Request:
Transcribe every line from the top down to the line with "1.33e-5, 1.24e-5, 1.15e-5]", both ends included, but not the pictures.

Stored data:
+ + +

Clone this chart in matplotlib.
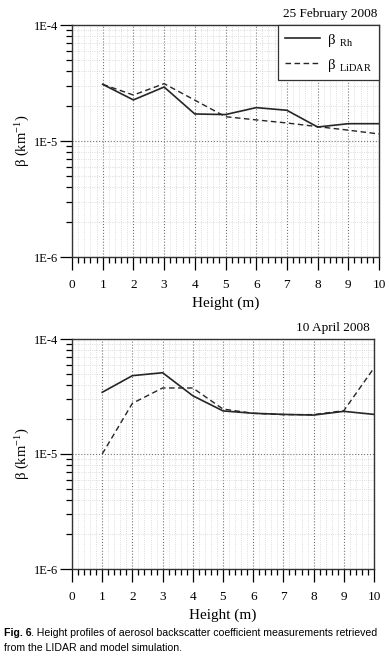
import numpy as np
import matplotlib
matplotlib.use('Agg')
import matplotlib.pyplot as plt
from matplotlib.ticker import LogLocator, NullFormatter, FixedLocator, MultipleLocator

plt.rcParams['font.family'] = ['Liberation Serif', 'DejaVu Serif']
plt.rcParams['mathtext.fontset'] = 'custom'
plt.rcParams['mathtext.rm'] = 'Liberation Serif'
plt.rcParams['mathtext.it'] = 'Liberation Serif:italic'

# heights (m)
height = [1, 2, 3, 4, 5, 6, 7, 8, 9, 10]

# 25 February 2008
feb_rh = [3.08e-5, 2.26e-5, 2.92e-5, 1.71e-5, 1.69e-5, 1.94e-5, 1.84e-5, 1.32e-5, 1.41e-5, 1.41e-5]
feb_lidar = [3.08e-5, 2.49e-5, 3.12e-5, 2.25e-5, 1.62e-5, 1.52e-5, 1.43e-5, 1.33e-5, 1.24e-5, 1.15e-5]

# 10 April 2008
apr_rh = [3.44e-5, 4.8e-5, 5.09e-5, 3.21e-5, 2.37e-5, 2.26e-5, 2.21e-5, 2.18e-5, 2.35e-5, 2.21e-5]
apr_lidar = [1.0e-5, 2.76e-5, 3.75e-5, 3.75e-5, 2.46e-5, 2.26e-5, 2.2e-5, 2.2e-5, 2.38e-5, 5.6e-5]

titles = ['25 February 2008', '10 April 2008']
ytick_vals = [1e-6, 1e-5, 1e-4]
ytick_labels = ['1E-6', '1E-5', '1E-4']

fig = plt.figure(figsize=(3.89, 6.57), dpi=100)
ax1 = fig.add_axes([72/389, 1-257/657, 307/389, 232/657])
ax2 = fig.add_axes([72/389, 1-569/657, 302/389, 230/657])


def style(ax, title, title_x):
    ax.set_yscale('log')
    ax.set_xlim(0, 10)
    ax.set_ylim(1e-6, 1e-4)
    ax.yaxis.set_major_locator(FixedLocator(ytick_vals))
    ax.set_yticklabels(ytick_labels)
    ax.yaxis.set_minor_locator(LogLocator(base=10, subs=np.arange(2, 10)))
    ax.yaxis.set_minor_formatter(NullFormatter())
    ax.xaxis.set_major_locator(MultipleLocator(1))
    ax.xaxis.set_minor_locator(MultipleLocator(0.2))
    ax.tick_params(axis='y', which='major', length=9, width=0.9, pad=1, labelsize=9)
    ax.tick_params(axis='y', which='minor', length=4.5, width=0.9)
    ax.tick_params(axis='x', which='major', length=9, width=0.9, pad=7, labelsize=9.5)
    ax.tick_params(axis='x', which='minor', length=4.5, width=0.9)
    ax.grid(which='major', linestyle=':', color='0.45', linewidth=0.8)
    ax.grid(which='minor', linestyle=':', color='0.82', linewidth=0.6)
    for sp in ax.spines.values():
        sp.set_linewidth(1.0)
        sp.set_color('0.2')
    ax.set_xlabel('Height (m)', fontsize=11, labelpad=4)
    ax.set_ylabel(r'β (km$^{-1}$)', fontsize=10.5, labelpad=1)
    ax.text(title_x, 1.02, title, transform=ax.transAxes, ha='right', va='bottom', fontsize=9.5)


ax1.plot(height, feb_rh, color='0.15', lw=1.2, label=r'β$_{\ \ \mathrm{Rh}}$')
ax1.plot(height, feb_lidar, color='0.15', lw=1.0, dashes=(4, 2.5), label=r'β$_{\ \ \mathrm{LiDAR}}$')
style(ax1, titles[0], 0.995)
leg = ax1.legend(loc='upper right', fontsize=10.5, frameon=True, fancybox=False,
                 borderaxespad=0, handlelength=2.4, handletextpad=0.5,
                 borderpad=0.45, labelspacing=0.55)
leg.get_frame().set_edgecolor('0.2')
leg.get_frame().set_linewidth(0.9)
leg.get_frame().set_alpha(1)

ax2.plot(height, apr_rh, color='0.15', lw=1.2)
ax2.plot(height, apr_lidar, color='0.15', lw=1.0, dashes=(4, 2.5))
style(ax2, titles[1], 0.985)

fig.text(4/389, 1-633/657, 'Fig. 6', fontsize=7.6, fontweight='bold', family='Liberation Sans', va='center')
fig.text(31/389, 1-633/657, '. Height profiles of aerosol backscatter coefficient measurements retrieved',
         fontsize=7.6, family='Liberation Sans', va='center')
fig.text(4/389, 1-648/657, 'from the LIDAR and model simulation.', fontsize=7.6, family='Liberation Sans', va='center')

fig.savefig('out.png', dpi=100)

+ + +

Task answer:
Clone this chart in matplotlib.
import numpy as np
import matplotlib
matplotlib.use('Agg')
import matplotlib.pyplot as plt
from matplotlib.ticker import LogLocator, NullFormatter, FixedLocator, MultipleLocator

plt.rcParams['font.family'] = ['Liberation Serif', 'DejaVu Serif']
plt.rcParams['mathtext.fontset'] = 'custom'
plt.rcParams['mathtext.rm'] = 'Liberation Serif'
plt.rcParams['mathtext.it'] = 'Liberation Serif:italic'

# heights (m)
height = [1, 2, 3, 4, 5, 6, 7, 8, 9, 10]

# 25 February 2008
feb_rh = [3.08e-5, 2.26e-5, 2.92e-5, 1.71e-5, 1.69e-5, 1.94e-5, 1.84e-5, 1.32e-5, 1.41e-5, 1.41e-5]
feb_lidar = [3.08e-5, 2.49e-5, 3.12e-5, 2.25e-5, 1.62e-5, 1.52e-5, 1.43e-5, 1.33e-5, 1.24e-5, 1.15e-5]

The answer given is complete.